It started as so many of these contacts do a call from someone who had originally spoken to us about his prospective business nearly a year earlier, but then had gone quiet. This call was slightly awkward for him he’d taken up a friend’s offer to ’look after’ his accounting and was now a little desperate.

He said he’d been open more than four months and been very busy, but having cash in the bank for staff salaries was a close-run thing each month. "What’s gone wrong?" he asked. Resisting any temptation to mention his earlier choice of advisor, we asked whether he had any figures to share with us. "Of course," he said, and emailed some numbers. Unfortunately those numbers were just figures for an attempted VAT return; sales and total purchases nothing resembling a set of accounts. It was going to be a long conversation.

Cash sales

Our contact was actually an optician. He had a very detailed business plan drawn up long before he set foot in his practice. So at least we could try to compare some of his available figures with what had been predicted in that business plan. His ’sales’ seemed even better than in the plan but wait a minute. The forecast sales had been expected to be cash (or nearly cash debit card or credit card) transactions, whereas his actual sales involved much more NHS work, which takes at least a month to translate into cash in the bank. Then there was the VAT issue.

Now we won’t get into the subject of opticians’ VAT here other than to say that if anyone in petrol retail thinks that VAT is difficult (all that hot food, news, 5% stuff etc), they really should have that conversation with an optician some time.

His business plan assumed that he’d receive some £35k in VAT refunds for the start-up costs of the business in month four of trading; because, of course, you submit a quarterly return at the end of three months and receive the refund next month, don’t you?

Actually no. Even in better times, submitting a VAT return with a large refund due to your business meant there was a good chance of the repayment being delayed for a few weeks, while HMRC determined how you’d arrived at the idea that they owed you money.

More recent experience with all sorts of retail and franchise businesses suggests that almost any VAT return involving a refund but particularly with new start-ups can now result in protracted and detailed enquiries from HMRC before the repayment is approved. They may want to visit your business premises just to confirm that you are a real business; they’ll ask to see your calculations, and request copies of a wide selection of your suppliers’ invoices. Even if everything is okay, the process can take weeks; realistically you could be looking at two months. So if you expect a sizeable VAT refund for any reason, it’s not going to hit your bank account a month after the quarter end, regardless of how early you get that return in.

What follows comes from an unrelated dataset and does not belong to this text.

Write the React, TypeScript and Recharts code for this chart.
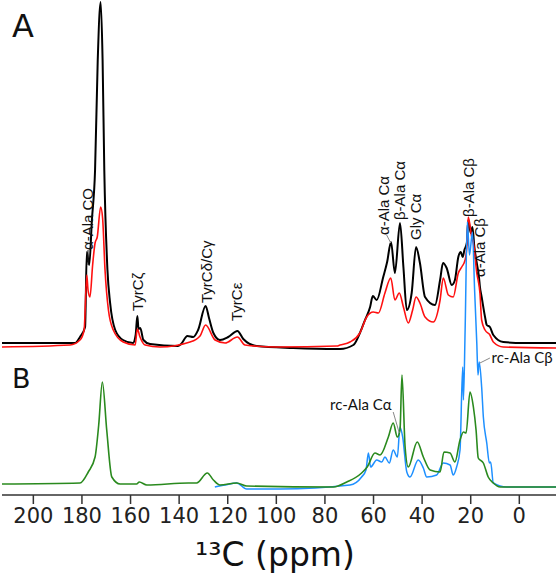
import React from "react";
import {
  ComposedChart,
  Line,
  XAxis,
  YAxis,
  ReferenceDot,
  ReferenceLine,
} from "recharts";

// 13C CP spectra, [ppm, intensity]
const blackA: [number, number][] = [
  [213, 7], [182.8, 7], [180.8, 13], [178.7, 23], [178.0, 98], [177.0, 85], [175.9, 130],
  [174.6, 180], [173.5, 290], [172.3, 348], [171.5, 290], [170.8, 180], [169.5, 80],
  [168.4, 47], [166.3, 20], [163.1, 10], [159.0, 7], [157.9, 15], [157.2, 34], [156.7, 21],
  [156.0, 22], [154.7, 10], [152.0, 6], [140.5, 4], [139.2, 6], [136.6, 14], [134.2, 13],
  [132.2, 20], [129.1, 44], [127.7, 32], [125.9, 17], [123.2, 10], [119.8, 13], [116.0, 19],
  [113.6, 11], [108.1, 4], [93.1, 2], [75.1, 1], [73.8, 1], [68.3, 5], [65.6, 17],
  [63.5, 30], [61.4, 43], [60.3, 54], [58.7, 50], [56.0, 73], [54.4, 88], [52.8, 108],
  [51.2, 77], [49.1, 127], [47.7, 83], [46.3, 40], [44.3, 57], [42.5, 103], [40.9, 87],
  [38.8, 53], [34.7, 45], [32.6, 70], [31.4, 87], [29.9, 82], [27.8, 65], [26.5, 70],
  [25.1, 93], [24.1, 98], [23.3, 93], [22.6, 100], [21.6, 107], [21.0, 130], [20.0, 117],
  [19.3, 123], [18.5, 103], [17.5, 87], [16.6, 73], [16.2, 63], [15.5, 53], [14.1, 33],
  [13.4, 25], [12.1, 23], [10.7, 15], [6.6, 8], [-1.6, 7], [-15.1, 7],
];

const redA: [number, number][] = [
  [213, 3], [184.9, 5], [180.8, 10], [179.1, 20], [178.0, 75], [177.5, 60], [176.7, 53],
  [175.6, 85], [174.6, 107], [173.7, 113], [172.3, 143], [171.5, 132], [170.5, 80],
  [169.1, 40], [167.1, 20], [163.0, 8], [158.1, 5], [157.2, 21], [156.1, 13], [154.0, 5],
  [147.9, 3], [135.5, 8], [131.4, 14], [129.1, 25], [125.2, 10], [121.1, 7], [116.0, 13],
  [112.9, 5], [99.8, 3], [75.1, 4], [73.8, 5], [69.7, 8], [65.6, 17], [62.8, 33],
  [60.1, 38], [58.0, 37], [55.3, 57], [52.9, 72], [51.2, 50], [49.4, 57], [47.7, 43],
  [45.7, 27], [43.9, 40], [42.5, 53], [40.9, 47], [38.8, 33], [35.4, 28], [32.6, 50],
  [31.3, 72], [29.2, 55], [27.2, 53], [25.1, 77], [23.7, 83], [22.3, 90], [21.6, 103],
  [21.0, 133], [19.6, 113], [18.9, 107], [17.5, 77], [16.2, 57], [15.5, 30], [14.1, 20],
  [12.1, 15], [10.7, 8], [6.6, 3], [-15.1, 2],
];

const greenB: [number, number][] = [
  [213, 3], [180.8, 4], [177.4, 15], [174.6, 30], [173.1, 62], [171.6, 105], [169.8, 57],
  [167.7, 10], [164.3, 3], [157.5, 3], [156.4, 5], [153.3, 2], [136.2, 4], [132.8, 4],
  [128.4, 14], [125.9, 7], [123.2, 2], [116.3, 4], [112.2, 1], [76.5, 0], [71.0, 5],
  [64.9, 14], [62.6, 20], [59.4, 34], [57.3, 32], [53.9, 50], [51.9, 64], [50.2, 50],
  [49.1, 57], [48.3, 112], [47.0, 40], [45.7, 20], [42.0, 45], [39.5, 30], [36.7, 17],
  [32.6, 15], [31.0, 35], [28.5, 34], [26.5, 25], [24.4, 47], [23.0, 55], [21.9, 54],
  [20.3, 95], [18.9, 80], [17.8, 57], [16.9, 29], [14.8, 24], [12.8, 10], [10.7, 4],
  [7.9, 0], [-15.1, 0],
];

const blueB: [number, number][] = [
  [125.3, 0], [121.1, 2], [116.3, 4], [112.2, -2], [98.5, -2], [69.7, 2], [64.9, 10],
  [63.1, 17], [62.1, 34], [61.2, 20], [58.7, 27], [56.6, 25], [55.3, 30], [53.5, 24],
  [51.9, 37], [50.2, 30], [49.1, 60], [48.0, 50], [46.3, 15], [45.0, 10], [41.6, 27],
  [39.5, 19], [38.1, 10], [34.0, 12], [31.3, 24], [28.5, 22], [27.2, 12], [25.8, 20],
  [24.4, 37], [23.3, 120], [23.0, 87], [22.3, 157], [21.4, 265], [20.5, 232], [19.3, 255],
  [18.4, 197], [17.5, 144], [17.0, 112], [16.5, 125], [15.5, 100], [14.8, 70], [13.4, 44],
  [12.3, 24], [11.8, 25], [10.7, 4], [5.2, 0], [-15.1, 0],
];

const ppmTicks = [0, 20, 40, 60, 80, 100, 120, 140, 160, 180, 200];

// rotated peak assignments: ppm, chart value where the text starts
const peakLabels = [
  { text: "α-Ala CO", ppm: 177.5, v: 245 },
  { text: "TyrCζ", ppm: 157.2, v: 184 },
  { text: "TyrCδ/Cγ", ppm: 128.6, v: 192 },
  { text: "TyrCε", ppm: 116.3, v: 174 },
  { text: "α-Ala Cα", ppm: 56.0, v: 260 },
  { text: "β-Ala Cα", ppm: 49.4, v: 275 },
  { text: "Gly Cα", ppm: 42.5, v: 255 },
  { text: "β-Ala Cβ", ppm: 21.0, v: 278 },
  { text: "α-Ala Cβ", ppm: 16.5, v: 218 },
];

const leaders = [
  { from: [177.5, 245], to: [177.5, 230], color: "#222" },
  { from: [54.6, 260], to: [52.9, 252], color: "#888" },
  { from: [12.1, 137], to: [16.2, 132], color: "#888" },
  { from: [51.9, 83], to: [49.4, 62], color: "#888" },
];

const OFFSET_A = 145;
const OFFSET_B = 8;

const rows = (pts: [number, number][], off: number) =>
  pts.map(([ppm, v]) => ({ ppm, v: v + off }));

const RotText = ({ viewBox, text }: any) => {
  const x = viewBox.x + (viewBox.width || 0) / 2;
  const y = viewBox.y + (viewBox.height || 0) / 2;
  return (
    <text
      x={x}
      y={y}
      dy="0.36em"
      transform={`rotate(-90 ${x} ${y})`}
      fontSize={15}
      fontFamily="Liberation Sans, Arial, sans-serif"
      fill="#111"
    >
      {text}
    </text>
  );
};

const FlatText = ({ viewBox, text, anchor, size, family }: any) => {
  const x = viewBox.x + (viewBox.width || 0) / 2;
  const y = viewBox.y + (viewBox.height || 0) / 2;
  return (
    <text
      x={x}
      y={y}
      dy="0.36em"
      textAnchor={anchor}
      fontSize={size}
      fontFamily={family}
      fill="#111"
    >
      {text}
    </text>
  );
};

export default function App() {
  return (
    <div style={{ width: 556, height: 575, background: "#fff" }}>
      <style>{"body{margin:0}"}</style>
      <ComposedChart
        width={556}
        height={575}
        margin={{ top: 0, right: 0, left: 2, bottom: 0 }}
        style={{ fontFamily: "DejaVu Sans, sans-serif" }}
      >
        <XAxis
          type="number"
          dataKey="ppm"
          domain={[-15.1, 212.9]}
          reversed
          allowDataOverflow
          ticks={ppmTicks}
          height={80}
          tickSize={9}
          tickMargin={4}
          stroke="#333"
          strokeWidth={1.5}
          tick={{ fontSize: 21, fill: "#222" }}
          label={{
            content: ({ viewBox }: any) => (
              <text
                x={viewBox.x + viewBox.width / 2 - 4}
                y={viewBox.y + 71}
                textAnchor="middle"
                fontSize={33}
                fill="#111"
              >
                ¹³C (ppm)
              </text>
            ),
          }}
        />
        <YAxis type="number" domain={[0, 495]} hide allowDataOverflow />

        <Line data={rows(blackA, OFFSET_A)} dataKey="v" type="monotone" stroke="#000" strokeWidth={2} dot={false} isAnimationActive={false} />
        <Line data={rows(redA, OFFSET_A)} dataKey="v" type="monotone" stroke="#ff1010" strokeWidth={1.6} dot={false} isAnimationActive={false} />
        <Line data={rows(blueB, OFFSET_B)} dataKey="v" type="monotone" stroke="#1e90ff" strokeWidth={1.5} dot={false} isAnimationActive={false} />
        <Line data={rows(greenB, OFFSET_B)} dataKey="v" type="monotone" stroke="#2a8a1e" strokeWidth={1.6} dot={false} isAnimationActive={false} />

        {leaders.map((l, i) => (
          <ReferenceLine
            key={"ld" + i}
            segment={[
              { x: l.from[0], y: l.from[1] },
              { x: l.to[0], y: l.to[1] },
            ]}
            stroke={l.color}
            strokeWidth={1}
          />
        ))}

        {peakLabels.map((p) => (
          <ReferenceDot
            key={p.text}
            x={p.ppm}
            y={p.v}
            r={0}
            fill="none"
            stroke="none"
            label={(props: any) => <RotText {...props} text={p.text} />}
          />
        ))}

        <ReferenceDot x={11.4} y={137} r={0} fill="none" stroke="none"
          label={(props: any) => <FlatText {...props} text="rc-Ala Cβ" anchor="start" size={15} family="Lato, sans-serif" />} />
        <ReferenceDot x={52.5} y={90} r={0} fill="none" stroke="none"
          label={(props: any) => <FlatText {...props} text="rc-Ala Cα" anchor="end" size={15} family="Lato, sans-serif" />} />

        <ReferenceDot x={208.8} y={470} r={0} fill="none" stroke="none"
          label={(props: any) => <FlatText {...props} text="A" anchor="start" size={32} family="DejaVu Sans, sans-serif" />} />
        <ReferenceDot x={208.8} y={117} r={0} fill="none" stroke="none"
          label={(props: any) => <FlatText {...props} text="B" anchor="start" size={27} family="DejaVu Sans, sans-serif" />} />
      </ComposedChart>
    </div>
  );
}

The point of this story is that in any business, while sales are obviously essential, cash flow is critical. When it comes to forecourt retailers most transactions aren’t ’cash’ sales in the sense of notes and coins: more likely they’ll be either a retail card (debit/credit) or a fleet card. In these days when so many of us do personal banking online and can arrange ’same-day’ transfers of funds from one account to another, it comes as a shock to some new operators that it still takes at least a couple of working days for a debit card transaction to appear in their bank account: "That’s so 20th century," as one young petrol retailer put it recently. And that was before we started talking about his fleet card sales. Yes, you’ll be waiting for around three weeks to get those paid, which is barely quicker than in the pre-EFT days of manual paper vouchers in the 1980s.

Payment technology has progressed since then, but it’s not always the retailer who’s seeingthe benefit.

Pro-forma invoices

Meanwhile, at the other end of the cash equation, suppliers don’t hang around waiting for you to pay them. Start a new business and many suppliers will insist on ’pro-forma invoices’ ie a cheque with your order before they agree to send you anything. In itself this can cause some problems with VAT refunds, but just as importantly many business plans tend to ignore the problem and assume that all purchases will still be on ’credit’ usually 30 days.

Unfortunately there are now few shop suppliers in any line of business who offer traditional ’monthly’ terms. Weekly direct debit is much more likely, although if you’re very lucky and have a good previous trading history with a particular supplier, they might just extend that to two-weekly payments.

If you’re a dealer looking at fuel supply terms, the norm is DD three working days after delivery; a handful of suppliers may offer something better but it’ll take a lot of hard bargaining and almost certainly the need to offer them some form of security before they agree. The argument has always been that fuel turns over rapidly: a dealer only needs to keep three to four days’ supply underground at any time, and should have sold out each tanker before the DD is taken from their bank account.

This sounds reasonable, although the vagaries of individual sites’ tank and pump installations often necessitate far from optimal stockholding levels, and that’s before any issues arising from particular ordering or delivery arrangements. And, of course, without accounting for the two or three weeks ’credit’ that the dealer effectively gives to fleet card customers with or without the full retail margin on each litre sold!

Balancing cash flow can be difficult, but it’s absolutely vital for the health of any business.

You can’t do it properly without information, so get professional help and advice as soon as you need it don’t wait until your cash disappears.